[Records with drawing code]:
=-=-=-=-=

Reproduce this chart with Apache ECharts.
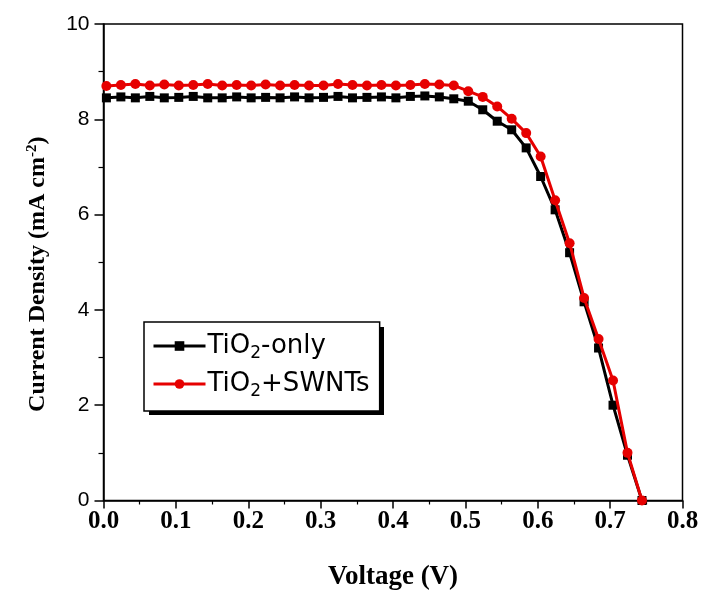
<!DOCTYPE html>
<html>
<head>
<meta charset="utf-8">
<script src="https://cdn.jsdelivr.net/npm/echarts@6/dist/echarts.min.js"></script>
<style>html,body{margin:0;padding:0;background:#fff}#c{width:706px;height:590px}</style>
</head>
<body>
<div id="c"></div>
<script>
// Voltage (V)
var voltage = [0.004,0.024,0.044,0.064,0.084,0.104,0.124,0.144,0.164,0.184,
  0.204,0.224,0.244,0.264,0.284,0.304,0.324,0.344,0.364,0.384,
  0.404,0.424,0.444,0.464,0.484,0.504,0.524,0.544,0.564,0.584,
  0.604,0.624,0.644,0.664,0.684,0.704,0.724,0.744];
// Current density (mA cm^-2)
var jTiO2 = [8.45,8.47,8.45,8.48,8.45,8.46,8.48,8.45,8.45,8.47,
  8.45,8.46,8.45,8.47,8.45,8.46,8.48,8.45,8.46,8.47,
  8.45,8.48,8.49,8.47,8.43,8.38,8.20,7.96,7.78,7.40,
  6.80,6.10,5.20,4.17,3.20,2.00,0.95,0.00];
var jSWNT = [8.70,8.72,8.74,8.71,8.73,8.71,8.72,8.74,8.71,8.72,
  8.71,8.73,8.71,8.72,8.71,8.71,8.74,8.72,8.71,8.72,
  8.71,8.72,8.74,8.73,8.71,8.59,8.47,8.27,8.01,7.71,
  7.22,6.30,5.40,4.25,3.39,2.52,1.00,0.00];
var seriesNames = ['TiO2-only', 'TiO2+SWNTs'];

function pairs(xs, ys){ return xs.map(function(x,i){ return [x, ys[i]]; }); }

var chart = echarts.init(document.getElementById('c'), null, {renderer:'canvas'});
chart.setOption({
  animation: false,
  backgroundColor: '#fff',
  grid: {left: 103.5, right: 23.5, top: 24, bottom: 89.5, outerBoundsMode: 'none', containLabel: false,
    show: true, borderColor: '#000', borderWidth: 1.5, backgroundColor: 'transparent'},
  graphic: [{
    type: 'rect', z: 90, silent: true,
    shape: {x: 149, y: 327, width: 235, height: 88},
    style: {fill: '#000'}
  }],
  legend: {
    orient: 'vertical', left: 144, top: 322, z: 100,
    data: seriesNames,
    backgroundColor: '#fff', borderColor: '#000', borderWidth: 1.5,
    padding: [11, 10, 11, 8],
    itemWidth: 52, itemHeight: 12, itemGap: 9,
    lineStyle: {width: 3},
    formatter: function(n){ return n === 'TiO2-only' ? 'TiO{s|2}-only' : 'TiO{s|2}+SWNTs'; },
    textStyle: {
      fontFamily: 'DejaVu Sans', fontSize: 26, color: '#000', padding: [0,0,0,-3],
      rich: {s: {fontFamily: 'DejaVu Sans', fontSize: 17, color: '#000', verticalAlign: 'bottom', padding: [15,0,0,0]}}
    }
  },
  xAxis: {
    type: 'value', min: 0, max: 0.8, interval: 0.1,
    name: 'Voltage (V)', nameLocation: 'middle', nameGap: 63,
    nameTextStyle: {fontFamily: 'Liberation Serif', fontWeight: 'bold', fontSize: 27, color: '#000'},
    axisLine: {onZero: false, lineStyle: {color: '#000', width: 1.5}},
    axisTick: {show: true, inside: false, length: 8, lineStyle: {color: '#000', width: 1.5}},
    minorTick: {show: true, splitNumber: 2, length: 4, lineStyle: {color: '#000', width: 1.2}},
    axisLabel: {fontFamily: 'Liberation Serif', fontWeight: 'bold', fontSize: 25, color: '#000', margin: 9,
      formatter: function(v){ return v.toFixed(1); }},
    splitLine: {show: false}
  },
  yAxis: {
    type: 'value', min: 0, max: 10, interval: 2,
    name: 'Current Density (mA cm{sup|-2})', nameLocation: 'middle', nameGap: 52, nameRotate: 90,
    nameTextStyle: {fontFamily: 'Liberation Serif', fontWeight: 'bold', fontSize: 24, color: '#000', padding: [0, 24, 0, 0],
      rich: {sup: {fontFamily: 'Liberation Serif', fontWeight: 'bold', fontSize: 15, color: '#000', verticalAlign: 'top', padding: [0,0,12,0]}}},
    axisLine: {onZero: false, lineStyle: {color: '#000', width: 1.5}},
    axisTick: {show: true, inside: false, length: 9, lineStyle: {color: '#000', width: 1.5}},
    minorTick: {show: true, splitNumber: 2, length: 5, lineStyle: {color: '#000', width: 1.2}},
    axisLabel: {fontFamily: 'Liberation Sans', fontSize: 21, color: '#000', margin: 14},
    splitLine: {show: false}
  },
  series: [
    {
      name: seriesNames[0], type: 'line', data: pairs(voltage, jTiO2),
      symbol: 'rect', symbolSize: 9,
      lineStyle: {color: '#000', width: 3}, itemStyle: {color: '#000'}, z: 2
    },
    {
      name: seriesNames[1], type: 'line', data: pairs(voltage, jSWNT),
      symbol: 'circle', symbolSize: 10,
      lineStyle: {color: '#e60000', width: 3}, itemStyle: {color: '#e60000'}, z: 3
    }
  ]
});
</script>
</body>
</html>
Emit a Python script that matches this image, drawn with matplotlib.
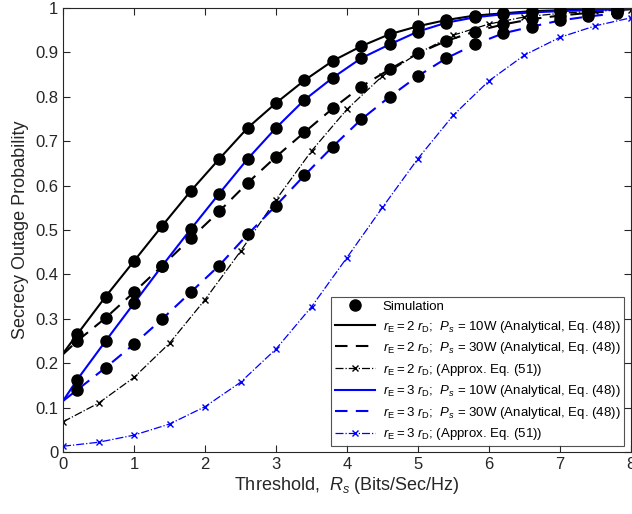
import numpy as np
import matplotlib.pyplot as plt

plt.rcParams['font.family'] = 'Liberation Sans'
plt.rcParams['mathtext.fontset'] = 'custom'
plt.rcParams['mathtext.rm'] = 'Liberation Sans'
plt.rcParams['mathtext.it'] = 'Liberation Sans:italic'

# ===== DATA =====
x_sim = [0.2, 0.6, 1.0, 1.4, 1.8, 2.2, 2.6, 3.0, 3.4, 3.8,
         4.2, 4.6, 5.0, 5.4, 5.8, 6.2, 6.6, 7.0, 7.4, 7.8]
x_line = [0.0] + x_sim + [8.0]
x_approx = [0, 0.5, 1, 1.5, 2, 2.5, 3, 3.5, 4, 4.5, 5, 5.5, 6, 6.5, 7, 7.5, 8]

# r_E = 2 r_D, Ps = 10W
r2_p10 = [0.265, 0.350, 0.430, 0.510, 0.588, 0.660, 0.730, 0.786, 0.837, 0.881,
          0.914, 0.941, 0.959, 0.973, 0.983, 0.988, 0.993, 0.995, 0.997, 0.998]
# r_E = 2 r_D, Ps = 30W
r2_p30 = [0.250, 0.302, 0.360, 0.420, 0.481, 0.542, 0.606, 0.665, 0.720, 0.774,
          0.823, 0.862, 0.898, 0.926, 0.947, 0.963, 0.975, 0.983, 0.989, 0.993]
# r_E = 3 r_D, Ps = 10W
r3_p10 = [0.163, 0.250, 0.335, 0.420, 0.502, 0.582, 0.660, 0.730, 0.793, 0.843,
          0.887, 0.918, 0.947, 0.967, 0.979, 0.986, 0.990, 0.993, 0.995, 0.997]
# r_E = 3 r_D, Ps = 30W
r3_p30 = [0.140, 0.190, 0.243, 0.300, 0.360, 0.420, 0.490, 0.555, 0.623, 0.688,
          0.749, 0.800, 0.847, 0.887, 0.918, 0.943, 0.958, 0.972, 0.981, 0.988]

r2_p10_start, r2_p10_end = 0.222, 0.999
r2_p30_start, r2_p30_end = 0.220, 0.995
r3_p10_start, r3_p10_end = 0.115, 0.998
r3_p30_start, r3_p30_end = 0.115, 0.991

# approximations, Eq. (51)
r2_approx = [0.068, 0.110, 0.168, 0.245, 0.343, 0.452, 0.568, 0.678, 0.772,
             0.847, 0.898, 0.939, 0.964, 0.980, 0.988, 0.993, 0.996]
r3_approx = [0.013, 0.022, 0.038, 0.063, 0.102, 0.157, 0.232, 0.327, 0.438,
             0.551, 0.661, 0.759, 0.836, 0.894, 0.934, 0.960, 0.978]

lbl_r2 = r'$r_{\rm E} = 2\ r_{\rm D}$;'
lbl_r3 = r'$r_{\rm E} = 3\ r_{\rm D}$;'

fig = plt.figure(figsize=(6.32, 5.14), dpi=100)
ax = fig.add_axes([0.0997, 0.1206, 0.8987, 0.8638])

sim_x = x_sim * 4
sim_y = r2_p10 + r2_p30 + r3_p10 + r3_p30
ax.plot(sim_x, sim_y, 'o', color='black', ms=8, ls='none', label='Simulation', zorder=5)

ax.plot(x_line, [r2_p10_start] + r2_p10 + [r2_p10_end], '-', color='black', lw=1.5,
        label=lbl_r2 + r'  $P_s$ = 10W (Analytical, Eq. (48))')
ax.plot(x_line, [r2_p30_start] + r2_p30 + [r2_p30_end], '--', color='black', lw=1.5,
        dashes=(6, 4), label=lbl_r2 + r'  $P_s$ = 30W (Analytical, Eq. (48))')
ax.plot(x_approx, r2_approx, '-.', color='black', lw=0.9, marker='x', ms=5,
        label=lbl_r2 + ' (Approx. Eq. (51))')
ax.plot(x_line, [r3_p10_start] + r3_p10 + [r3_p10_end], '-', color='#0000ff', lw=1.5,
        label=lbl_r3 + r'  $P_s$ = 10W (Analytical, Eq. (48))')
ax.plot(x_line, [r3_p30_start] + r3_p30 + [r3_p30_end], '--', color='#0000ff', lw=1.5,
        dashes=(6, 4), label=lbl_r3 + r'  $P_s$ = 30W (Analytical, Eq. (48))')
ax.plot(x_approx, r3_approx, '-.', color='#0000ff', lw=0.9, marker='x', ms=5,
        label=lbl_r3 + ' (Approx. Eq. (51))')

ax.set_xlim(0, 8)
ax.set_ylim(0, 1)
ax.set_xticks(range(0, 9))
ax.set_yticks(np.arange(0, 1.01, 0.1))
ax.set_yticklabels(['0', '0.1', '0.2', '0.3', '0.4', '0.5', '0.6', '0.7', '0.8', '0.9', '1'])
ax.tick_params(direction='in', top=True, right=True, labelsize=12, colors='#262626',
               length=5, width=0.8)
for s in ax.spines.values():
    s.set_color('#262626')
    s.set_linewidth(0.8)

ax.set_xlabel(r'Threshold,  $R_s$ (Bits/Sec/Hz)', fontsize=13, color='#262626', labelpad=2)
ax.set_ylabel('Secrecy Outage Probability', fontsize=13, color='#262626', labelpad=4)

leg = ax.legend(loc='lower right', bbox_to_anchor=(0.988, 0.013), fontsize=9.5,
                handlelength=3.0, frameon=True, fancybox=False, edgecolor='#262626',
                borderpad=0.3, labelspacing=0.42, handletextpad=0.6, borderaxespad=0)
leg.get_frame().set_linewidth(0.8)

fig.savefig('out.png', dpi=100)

=-=-=-=-=

[What is needed]: Which lines include "this"? Copy each of them out.

[Final answer]:
Reproduce this chart with Apache ECharts.
Emit a Python script that matches this image, drawn with matplotlib.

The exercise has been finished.